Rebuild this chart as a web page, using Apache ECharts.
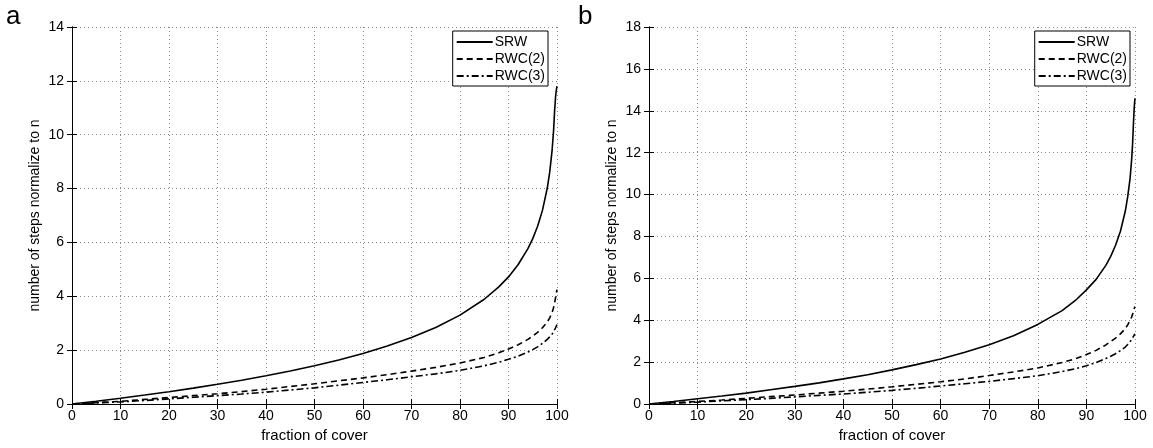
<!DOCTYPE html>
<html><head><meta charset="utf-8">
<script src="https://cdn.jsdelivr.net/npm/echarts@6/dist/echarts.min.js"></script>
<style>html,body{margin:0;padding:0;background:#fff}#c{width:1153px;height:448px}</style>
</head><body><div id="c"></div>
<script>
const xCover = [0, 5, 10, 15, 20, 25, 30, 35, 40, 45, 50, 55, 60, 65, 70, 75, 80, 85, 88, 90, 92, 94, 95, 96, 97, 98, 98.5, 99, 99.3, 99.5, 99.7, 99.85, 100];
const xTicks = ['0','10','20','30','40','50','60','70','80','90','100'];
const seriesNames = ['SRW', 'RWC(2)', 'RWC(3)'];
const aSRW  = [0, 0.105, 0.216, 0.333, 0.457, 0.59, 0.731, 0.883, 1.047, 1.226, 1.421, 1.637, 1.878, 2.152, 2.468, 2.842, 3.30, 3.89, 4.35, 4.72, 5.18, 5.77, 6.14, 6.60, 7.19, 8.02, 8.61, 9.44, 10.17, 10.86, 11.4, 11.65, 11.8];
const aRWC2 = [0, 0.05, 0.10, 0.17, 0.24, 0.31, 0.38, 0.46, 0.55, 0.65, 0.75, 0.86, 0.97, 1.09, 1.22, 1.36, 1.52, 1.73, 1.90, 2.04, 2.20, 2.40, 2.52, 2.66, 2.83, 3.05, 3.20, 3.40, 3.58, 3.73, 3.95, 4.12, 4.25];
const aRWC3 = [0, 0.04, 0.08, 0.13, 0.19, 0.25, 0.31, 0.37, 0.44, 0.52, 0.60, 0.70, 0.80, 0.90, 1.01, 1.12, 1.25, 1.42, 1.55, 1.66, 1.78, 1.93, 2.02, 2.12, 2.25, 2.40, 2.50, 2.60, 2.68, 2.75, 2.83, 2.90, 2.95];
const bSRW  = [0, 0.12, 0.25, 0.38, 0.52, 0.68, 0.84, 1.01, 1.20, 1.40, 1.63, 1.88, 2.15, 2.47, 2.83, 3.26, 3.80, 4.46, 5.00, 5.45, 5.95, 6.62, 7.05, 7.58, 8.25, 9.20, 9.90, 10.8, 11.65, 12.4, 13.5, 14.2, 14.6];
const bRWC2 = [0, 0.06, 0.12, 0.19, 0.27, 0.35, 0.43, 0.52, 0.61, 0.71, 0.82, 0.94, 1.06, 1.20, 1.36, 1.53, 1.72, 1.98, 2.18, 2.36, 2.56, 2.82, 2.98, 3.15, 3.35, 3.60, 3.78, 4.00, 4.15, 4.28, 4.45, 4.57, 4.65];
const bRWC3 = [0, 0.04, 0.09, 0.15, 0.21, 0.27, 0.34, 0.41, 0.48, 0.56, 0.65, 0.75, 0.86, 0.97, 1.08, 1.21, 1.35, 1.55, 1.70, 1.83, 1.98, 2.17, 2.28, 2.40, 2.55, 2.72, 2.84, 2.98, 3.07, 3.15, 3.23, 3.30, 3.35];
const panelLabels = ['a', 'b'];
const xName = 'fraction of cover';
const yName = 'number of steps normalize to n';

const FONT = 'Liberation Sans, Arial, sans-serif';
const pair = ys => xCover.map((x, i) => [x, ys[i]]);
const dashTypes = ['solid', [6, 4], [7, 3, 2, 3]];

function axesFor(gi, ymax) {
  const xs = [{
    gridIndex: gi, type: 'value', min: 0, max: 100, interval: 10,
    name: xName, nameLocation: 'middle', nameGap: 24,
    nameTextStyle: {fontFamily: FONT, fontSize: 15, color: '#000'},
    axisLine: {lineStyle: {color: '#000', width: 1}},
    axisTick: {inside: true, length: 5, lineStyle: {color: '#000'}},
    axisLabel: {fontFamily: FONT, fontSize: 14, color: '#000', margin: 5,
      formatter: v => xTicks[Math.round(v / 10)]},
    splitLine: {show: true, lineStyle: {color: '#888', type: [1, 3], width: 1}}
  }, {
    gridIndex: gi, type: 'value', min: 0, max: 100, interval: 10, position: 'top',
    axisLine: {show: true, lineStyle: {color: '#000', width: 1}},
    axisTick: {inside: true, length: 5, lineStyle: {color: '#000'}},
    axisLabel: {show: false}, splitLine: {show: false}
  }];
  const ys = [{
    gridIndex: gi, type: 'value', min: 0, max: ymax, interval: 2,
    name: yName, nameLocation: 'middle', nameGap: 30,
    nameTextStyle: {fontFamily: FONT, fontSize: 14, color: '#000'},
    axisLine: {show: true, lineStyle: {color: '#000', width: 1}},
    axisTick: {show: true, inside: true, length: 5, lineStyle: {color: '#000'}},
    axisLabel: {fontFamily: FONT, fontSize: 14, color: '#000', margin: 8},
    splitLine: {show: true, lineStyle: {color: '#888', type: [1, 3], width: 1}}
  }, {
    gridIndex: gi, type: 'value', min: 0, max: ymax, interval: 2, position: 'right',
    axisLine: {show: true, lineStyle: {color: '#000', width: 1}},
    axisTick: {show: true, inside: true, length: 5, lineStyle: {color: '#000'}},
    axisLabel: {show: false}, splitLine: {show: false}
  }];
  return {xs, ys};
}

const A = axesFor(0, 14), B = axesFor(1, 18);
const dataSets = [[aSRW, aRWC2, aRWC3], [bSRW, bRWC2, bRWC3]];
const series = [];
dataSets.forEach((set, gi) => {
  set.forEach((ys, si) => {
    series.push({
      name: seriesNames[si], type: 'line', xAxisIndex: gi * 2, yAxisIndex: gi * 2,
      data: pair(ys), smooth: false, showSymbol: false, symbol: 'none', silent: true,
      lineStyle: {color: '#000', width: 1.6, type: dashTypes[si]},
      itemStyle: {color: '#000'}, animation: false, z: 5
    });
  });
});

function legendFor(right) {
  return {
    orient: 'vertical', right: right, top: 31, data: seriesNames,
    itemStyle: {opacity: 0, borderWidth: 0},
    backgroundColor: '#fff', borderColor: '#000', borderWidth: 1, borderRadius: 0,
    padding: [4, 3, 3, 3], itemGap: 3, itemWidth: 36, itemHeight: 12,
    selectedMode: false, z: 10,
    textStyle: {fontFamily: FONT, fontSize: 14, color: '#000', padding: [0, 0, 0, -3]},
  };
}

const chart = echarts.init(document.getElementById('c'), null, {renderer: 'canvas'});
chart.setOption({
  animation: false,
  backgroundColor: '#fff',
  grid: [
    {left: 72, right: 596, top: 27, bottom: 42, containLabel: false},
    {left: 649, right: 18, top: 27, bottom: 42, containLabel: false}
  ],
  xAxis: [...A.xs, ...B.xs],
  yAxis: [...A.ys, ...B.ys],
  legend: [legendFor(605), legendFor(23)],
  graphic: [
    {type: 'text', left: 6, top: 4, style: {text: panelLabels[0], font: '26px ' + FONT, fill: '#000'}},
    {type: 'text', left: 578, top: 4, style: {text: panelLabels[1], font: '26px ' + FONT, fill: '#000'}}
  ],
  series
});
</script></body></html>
##############################
» Task brief:
Please take the lines from the beginning of the data above through the line holding "const dashTypes = ['solid', [6, 4], [7, 3, 2, 3]];" and transcribe them exactly, without any pictures.

» Finished answer:
Rebuild this chart as a web page, using Apache ECharts.
<!DOCTYPE html>
<html><head><meta charset="utf-8">
<script src="https://cdn.jsdelivr.net/npm/echarts@6/dist/echarts.min.js"></script>
<style>html,body{margin:0;padding:0;background:#fff}#c{width:1153px;height:448px}</style>
</head><body><div id="c"></div>
<script>
const xCover = [0, 5, 10, 15, 20, 25, 30, 35, 40, 45, 50, 55, 60, 65, 70, 75, 80, 85, 88, 90, 92, 94, 95, 96, 97, 98, 98.5, 99, 99.3, 99.5, 99.7, 99.85, 100];
const xTicks = ['0','10','20','30','40','50','60','70','80','90','100'];
const seriesNames = ['SRW', 'RWC(2)', 'RWC(3)'];
const aSRW  = [0, 0.105, 0.216, 0.333, 0.457, 0.59, 0.731, 0.883, 1.047, 1.226, 1.421, 1.637, 1.878, 2.152, 2.468, 2.842, 3.30, 3.89, 4.35, 4.72, 5.18, 5.77, 6.14, 6.60, 7.19, 8.02, 8.61, 9.44, 10.17, 10.86, 11.4, 11.65, 11.8];
const aRWC2 = [0, 0.05, 0.10, 0.17, 0.24, 0.31, 0.38, 0.46, 0.55, 0.65, 0.75, 0.86, 0.97, 1.09, 1.22, 1.36, 1.52, 1.73, 1.90, 2.04, 2.20, 2.40, 2.52, 2.66, 2.83, 3.05, 3.20, 3.40, 3.58, 3.73, 3.95, 4.12, 4.25];
const aRWC3 = [0, 0.04, 0.08, 0.13, 0.19, 0.25, 0.31, 0.37, 0.44, 0.52, 0.60, 0.70, 0.80, 0.90, 1.01, 1.12, 1.25, 1.42, 1.55, 1.66, 1.78, 1.93, 2.02, 2.12, 2.25, 2.40, 2.50, 2.60, 2.68, 2.75, 2.83, 2.90, 2.95];
const bSRW  = [0, 0.12, 0.25, 0.38, 0.52, 0.68, 0.84, 1.01, 1.20, 1.40, 1.63, 1.88, 2.15, 2.47, 2.83, 3.26, 3.80, 4.46, 5.00, 5.45, 5.95, 6.62, 7.05, 7.58, 8.25, 9.20, 9.90, 10.8, 11.65, 12.4, 13.5, 14.2, 14.6];
const bRWC2 = [0, 0.06, 0.12, 0.19, 0.27, 0.35, 0.43, 0.52, 0.61, 0.71, 0.82, 0.94, 1.06, 1.20, 1.36, 1.53, 1.72, 1.98, 2.18, 2.36, 2.56, 2.82, 2.98, 3.15, 3.35, 3.60, 3.78, 4.00, 4.15, 4.28, 4.45, 4.57, 4.65];
const bRWC3 = [0, 0.04, 0.09, 0.15, 0.21, 0.27, 0.34, 0.41, 0.48, 0.56, 0.65, 0.75, 0.86, 0.97, 1.08, 1.21, 1.35, 1.55, 1.70, 1.83, 1.98, 2.17, 2.28, 2.40, 2.55, 2.72, 2.84, 2.98, 3.07, 3.15, 3.23, 3.30, 3.35];
const panelLabels = ['a', 'b'];
const xName = 'fraction of cover';
const yName = 'number of steps normalize to n';

const FONT = 'Liberation Sans, Arial, sans-serif';
const pair = ys => xCover.map((x, i) => [x, ys[i]]);
const dashTypes = ['solid', [6, 4], [7, 3, 2, 3]];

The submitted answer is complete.